Our digital identity is the accumulation of data we create on the web. It’s the first status we posted on Facebook and the last purchase we made while online. It’s our browsing history and our favorite metro stops and our myriad embarrassing searches and all of the many digital actions we take that reveal who we are and what we do and whether or not we are pregnant, before our families even hear the big news. More importantly, it’s the accumulation of our digital communications—our emails to family members, our texts to our peers, our Skype calls to loved ones abroad. Which is why it is so important, given the current political landscape, to communicate with tools that cannot be easily hacked, surveilled or intercepted. Tantek Çelik, Web Standards Lead at Mozilla, says that he expects surveillance to increase by as much as 100x under the Trump administration. Our digital selves need encryption—the process of scrambling a message so it’s gibberish to all but the sender and receiver—like our physical selves need locks, doors and passwords. Just as we would not wait for someone to try to break into our apartments to get locks for our front doors, so we should not wait to see how Donald Trump feels about digital privacy before we protect our data online. If Çelik’s prediction is even partially correct, by then it will be far too late.

Speech vs. Surveillance

But Zoë, you might be thinking, I don’t care if the FBI (NSA/Obama/Trump) reads my texts. And I hear you, I do. You think that you have nothing to hide, right? So what if the government reads your texts, right? Wrong. We all have something to hide. You don’t need to be actively breaking the law to want your private emails kept private.

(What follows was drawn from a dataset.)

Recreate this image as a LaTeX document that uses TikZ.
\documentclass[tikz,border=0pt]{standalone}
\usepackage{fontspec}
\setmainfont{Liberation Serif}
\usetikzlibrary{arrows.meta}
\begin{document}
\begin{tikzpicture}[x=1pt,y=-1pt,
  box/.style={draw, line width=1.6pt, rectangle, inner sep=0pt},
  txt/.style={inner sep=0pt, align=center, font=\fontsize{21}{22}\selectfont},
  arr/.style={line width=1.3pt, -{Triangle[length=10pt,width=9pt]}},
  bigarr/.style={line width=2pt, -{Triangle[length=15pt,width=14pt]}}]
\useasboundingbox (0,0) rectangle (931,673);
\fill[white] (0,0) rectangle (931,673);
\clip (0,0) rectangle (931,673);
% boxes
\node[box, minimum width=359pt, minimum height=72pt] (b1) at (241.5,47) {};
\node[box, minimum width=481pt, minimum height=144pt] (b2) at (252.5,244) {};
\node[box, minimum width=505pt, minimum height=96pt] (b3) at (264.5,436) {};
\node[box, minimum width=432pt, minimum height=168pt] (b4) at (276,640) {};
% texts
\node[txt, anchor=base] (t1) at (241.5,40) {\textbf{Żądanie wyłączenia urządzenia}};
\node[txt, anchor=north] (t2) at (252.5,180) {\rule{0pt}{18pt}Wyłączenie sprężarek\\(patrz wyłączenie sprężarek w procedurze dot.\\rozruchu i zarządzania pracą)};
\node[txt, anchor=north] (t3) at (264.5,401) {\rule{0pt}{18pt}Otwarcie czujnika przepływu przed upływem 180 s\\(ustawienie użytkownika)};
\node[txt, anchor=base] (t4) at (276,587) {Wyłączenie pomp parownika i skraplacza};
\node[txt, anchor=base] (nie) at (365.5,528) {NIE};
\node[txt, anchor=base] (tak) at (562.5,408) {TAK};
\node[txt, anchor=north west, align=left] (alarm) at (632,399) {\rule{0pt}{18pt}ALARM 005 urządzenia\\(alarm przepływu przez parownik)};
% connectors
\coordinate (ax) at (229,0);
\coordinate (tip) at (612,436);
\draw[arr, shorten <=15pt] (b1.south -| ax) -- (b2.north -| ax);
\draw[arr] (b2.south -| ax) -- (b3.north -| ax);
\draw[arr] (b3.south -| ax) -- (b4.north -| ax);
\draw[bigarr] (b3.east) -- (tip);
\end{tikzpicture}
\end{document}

Surveillance leaves us vulnerable to an administration that might, given the opportunity, change the legislation surrounding “free speech.” Why take the risk? Even today, surveillance affects what we say and do online. When we know we’re being watched, when we realize our communications could be intercepted, we limit our speech, even in private messages. This process makes it easier for mainstream media to control the conversation, as more of us go silent for fear of what might happen if we speak.

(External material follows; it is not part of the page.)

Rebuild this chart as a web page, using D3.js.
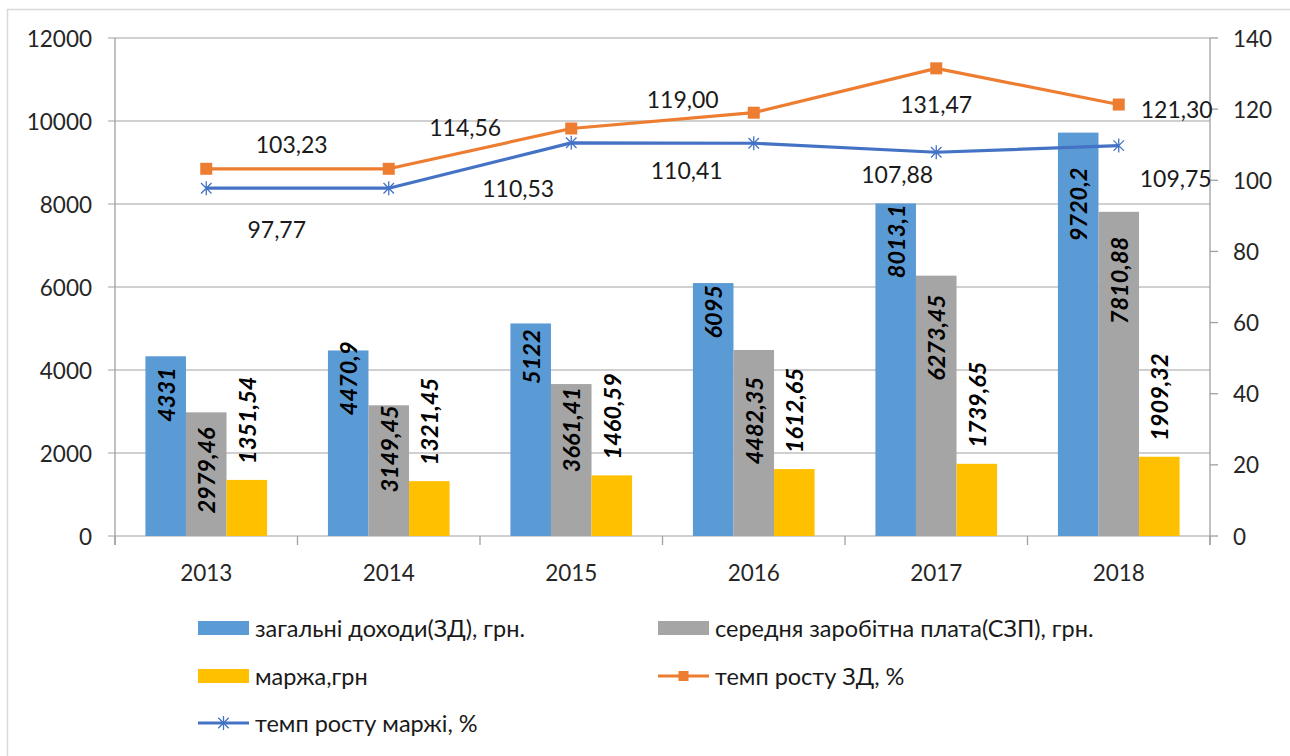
<!DOCTYPE html>
<html>
<head>
<meta charset="utf-8">
<script src="https://cdn.jsdelivr.net/npm/d3@7"></script>
<style>
  body { margin: 0; background: #fff; }
  svg { display: block; font-family: Lato, "Open Sans", sans-serif; }
</style>
</head>
<body>
<div id="chart"></div>
<script>
// data
const years = ['2013', '2014', '2015', '2016', '2017', '2018'];
const totalIncome = [4331, 4470.9, 5122, 6095, 8013.1, 9720.2];
const avgSalary = [2979.46, 3149.45, 3661.41, 4482.35, 6273.45, 7810.88];
const marginUah = [1351.54, 1321.45, 1460.59, 1612.65, 1739.65, 1909.32];
const incomeGrowth = [103.23, 103.23, 114.56, 119.00, 131.47, 121.30];
const marginGrowth = [97.77, 97.77, 110.53, 110.41, 107.88, 109.75];
const leftTicks = [0, 2000, 4000, 6000, 8000, 10000, 12000];
const rightTicks = [0, 20, 40, 60, 80, 100, 120, 140];

// hand-moved labels in the original (px shift of label centre from its point)
const incomeGrowthShift = [null, [-97, -25], [-106, -1], [-71, -14], [0, 36], [58, 4]];
const marginGrowthShift = [null, [-112, 41], [-53, 45], [-67, 27], [-39, 22], [57, 32]];
// bar label: distance of text end below bar top
const incomeNudge = [11, -9, 6, 2, 1, 35];
const salaryNudge = [15, 0, 3, 27, 19, 25];
const marginGap = 16;

const width = 1290, height = 756;
const plot = { left: 115, right: 1210, top: 38, bottom: 536 };

const colours = {
  income: '#5B9BD5', salary: '#A5A5A5', margin: '#FFC000',
  incGrowth: '#ED7D31', marGrowth: '#4472C4'
};

const svg = d3.select('#chart').append('svg')
  .attr('width', width)
  .attr('height', height);

// outer chart frame
svg.append('rect')
  .attr('x', 7.5).attr('y', 9.5)
  .attr('width', width + 20).attr('height', height + 20)
  .attr('fill', '#fff')
  .attr('stroke', '#d9d9d9')
  .attr('stroke-width', 1.5);

const x = d3.scaleBand().domain(years).range([plot.left, plot.right]);
const series = ['income', 'salary', 'margin'];
// gap width 150% -> each bar is band / 4.5
const sideGap = x.bandwidth() * 0.75 / 4.5;
const x1 = d3.scaleBand().domain(series)
  .range([sideGap, x.bandwidth() - sideGap]);

const yL = d3.scaleLinear().domain([0, 12000]).range([plot.bottom, plot.top]);
const yR = d3.scaleLinear().domain([0, 140]).range([plot.bottom, plot.top]);

// gridlines + left ticks
svg.append('g').selectAll('line')
  .data(leftTicks)
  .join('line')
  .attr('x1', plot.left - 7).attr('x2', plot.right)
  .attr('y1', d => yL(d)).attr('y2', d => yL(d))
  .attr('stroke', '#c0c0c0')
  .attr('stroke-width', 1.3);

// axis lines
const axisColour = '#a0a0a0';
svg.append('line')
  .attr('x1', plot.left).attr('x2', plot.left)
  .attr('y1', plot.top).attr('y2', plot.bottom + 9)
  .attr('stroke', axisColour).attr('stroke-width', 1.3);
svg.append('line')
  .attr('x1', plot.right).attr('x2', plot.right)
  .attr('y1', plot.top).attr('y2', plot.bottom + 9)
  .attr('stroke', axisColour).attr('stroke-width', 1.3);

// category ticks
const bounds = years.map(d => x(d)).concat([plot.right]);
svg.append('g').selectAll('line')
  .data(bounds)
  .join('line')
  .attr('x1', d => d).attr('x2', d => d)
  .attr('y1', plot.bottom).attr('y2', plot.bottom + 9)
  .attr('stroke', axisColour).attr('stroke-width', 1.3);

// right ticks
svg.append('g').selectAll('line')
  .data(rightTicks)
  .join('line')
  .attr('x1', plot.right).attr('x2', plot.right + 8)
  .attr('y1', d => yR(d)).attr('y2', d => yR(d))
  .attr('stroke', axisColour).attr('stroke-width', 1.3);

// tick labels
svg.append('g').selectAll('text')
  .data(leftTicks)
  .join('text')
  .attr('x', 92)
  .attr('y', d => yL(d))
  .attr('text-anchor', 'end')
  .attr('dominant-baseline', 'central')
  .attr('font-size', 22.5)
  .attr('fill', '#262626')
  .text(d => d);

svg.append('g').selectAll('text')
  .data(rightTicks)
  .join('text')
  .attr('x', 1233)
  .attr('y', d => yR(d))
  .attr('dominant-baseline', 'central')
  .attr('font-size', 22.5)
  .attr('fill', '#262626')
  .text(d => d);

svg.append('g').selectAll('text')
  .data(years)
  .join('text')
  .attr('x', d => x(d) + x.bandwidth() / 2)
  .attr('y', 572)
  .attr('text-anchor', 'middle')
  .attr('dominant-baseline', 'central')
  .attr('font-size', 22.5)
  .attr('fill', '#262626')
  .text(d => d);

// bars
const barRows = years.map((yr, i) => ({
  yr, i,
  values: [
    { key: 'income', v: totalIncome[i] },
    { key: 'salary', v: avgSalary[i] },
    { key: 'margin', v: marginUah[i] }
  ]
}));

const groups = svg.append('g').selectAll('g')
  .data(barRows)
  .join('g')
  .attr('transform', d => `translate(${x(d.yr)},0)`);

groups.selectAll('rect')
  .data(d => d.values)
  .join('rect')
  .attr('x', d => x1(d.key))
  .attr('width', x1.bandwidth())
  .attr('y', d => yL(d.v))
  .attr('height', d => yL(0) - yL(d.v))
  .attr('fill', d => colours[d.key]);

const fmt = v => String(v).replace('.', ',');

groups.selectAll('text')
  .data(d => d.values.map(e => ({ ...e, i: d.i })))
  .join('text')
  .attr('transform', d => {
    const cx = x1(d.key) + x1.bandwidth() / 2;
    let ty;
    if (d.key === 'income') ty = yL(d.v) + incomeNudge[d.i];
    else if (d.key === 'salary') ty = yL(d.v) + salaryNudge[d.i];
    else ty = yL(d.v) - marginGap;
    return `translate(${cx},${ty}) rotate(-90)`;
  })
  .attr('text-anchor', d => d.key === 'margin' ? 'start' : 'end')
  .attr('dominant-baseline', 'central')
  .attr('font-size', 23.5)
  .attr('font-weight', 'bold')
  .attr('font-style', 'italic')
  .attr('fill', '#000')
  .text(d => fmt(d.v));

// lines
const cxOf = i => x(years[i]) + x.bandwidth() / 2;
const line = scale => d3.line().x((d, i) => cxOf(i)).y(d => scale(d));

svg.append('path')
  .datum(incomeGrowth)
  .attr('d', line(yR))
  .attr('fill', 'none')
  .attr('stroke', colours.incGrowth)
  .attr('stroke-width', 3.2)
  .attr('stroke-linejoin', 'round');

svg.append('g').selectAll('rect')
  .data(incomeGrowth)
  .join('rect')
  .attr('x', (d, i) => cxOf(i) - 6)
  .attr('y', d => yR(d) - 6)
  .attr('width', 12).attr('height', 12)
  .attr('fill', colours.incGrowth);

svg.append('path')
  .datum(marginGrowth)
  .attr('d', line(yR))
  .attr('fill', 'none')
  .attr('stroke', colours.marGrowth)
  .attr('stroke-width', 3.2)
  .attr('stroke-linejoin', 'round');

function star(cx, cy, r) {
  const a = r * 0.75;
  return `M${cx},${cy - r}L${cx},${cy + r}` +
    `M${cx - a},${cy - a}L${cx + a},${cy + a}` +
    `M${cx - a},${cy + a}L${cx + a},${cy - a}`;
}

svg.append('g').selectAll('path')
  .data(marginGrowth)
  .join('path')
  .attr('d', (d, i) => star(cxOf(i), yR(d), 7))
  .attr('fill', 'none')
  .attr('stroke', colours.marGrowth)
  .attr('stroke-width', 1.3);

// line labels
function lineLabels(values, shifts) {
  svg.append('g').selectAll('text')
    .data(values.map((v, i) => ({ v, i })).filter(d => shifts[d.i]))
    .join('text')
    .attr('x', d => cxOf(d.i) + shifts[d.i][0])
    .attr('y', d => yR(d.v) + shifts[d.i][1])
    .attr('text-anchor', 'middle')
    .attr('dominant-baseline', 'central')
    .attr('font-size', 23)
    .attr('fill', '#1a1a1a')
    .text(d => d.v.toFixed(2).replace('.', ','));
}
lineLabels(incomeGrowth, incomeGrowthShift);
lineLabels(marginGrowth, marginGrowthShift);

// legend
const legendItems = [
  { label: 'загальні доходи(ЗД), грн.', type: 'bar', colour: colours.income, col: 0, row: 0 },
  { label: 'середня заробітна плата(СЗП), грн.', type: 'bar', colour: colours.salary, col: 1, row: 0 },
  { label: 'маржа,грн', type: 'bar', colour: colours.margin, col: 0, row: 1 },
  { label: 'темп росту ЗД, %', type: 'square', colour: colours.incGrowth, col: 1, row: 1 },
  { label: 'темп росту маржі, %', type: 'star', colour: colours.marGrowth, col: 0, row: 2 }
];
const legendX = [198, 658];
const legendY = [628, 676, 723];

const lg = svg.append('g').selectAll('g')
  .data(legendItems)
  .join('g')
  .attr('transform', d => `translate(${legendX[d.col]},${legendY[d.row]})`);

lg.filter(d => d.type === 'bar').append('rect')
  .attr('x', 0).attr('y', -7)
  .attr('width', 51).attr('height', 14)
  .attr('fill', d => d.colour);

lg.filter(d => d.type !== 'bar').append('line')
  .attr('x1', 0).attr('x2', 51)
  .attr('stroke', d => d.colour)
  .attr('stroke-width', 3.2);

lg.filter(d => d.type === 'square').append('rect')
  .attr('x', 20.5).attr('y', -5)
  .attr('width', 10).attr('height', 10)
  .attr('fill', d => d.colour);

lg.filter(d => d.type === 'star').append('path')
  .attr('d', star(25.5, 0, 7))
  .attr('fill', 'none')
  .attr('stroke', d => d.colour)
  .attr('stroke-width', 1.3);

lg.append('text')
  .attr('x', 57)
  .attr('dominant-baseline', 'central')
  .attr('font-size', 23.5)
  .attr('fill', '#1a1a1a')
  .text(d => d.label);
</script>
</body>
</html>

The Future is Dark (We Hope)

Later this week, Donald Trump will begin meeting with tech leaders from Silicon Valley. It’s unclear what they will discuss—the tech community was almost universally opposed to Trump’s candidacy, though they did little to stop his election. That said, we have no reason to believe he will be a proponent of digital privacy, or that he will forgo mass surveillance in a way the Obama Administration did not. As the year ends and Trump’s Presidency begins, it’s more important than ever that we protect ourselves from potential government surveillance, third-party cyberattacks, and other digital hackers. End-to-end encryption, in this era, is the bare minimum. At the very least, it will likely outlive that gym membership you were planning on buying (Happy New Years).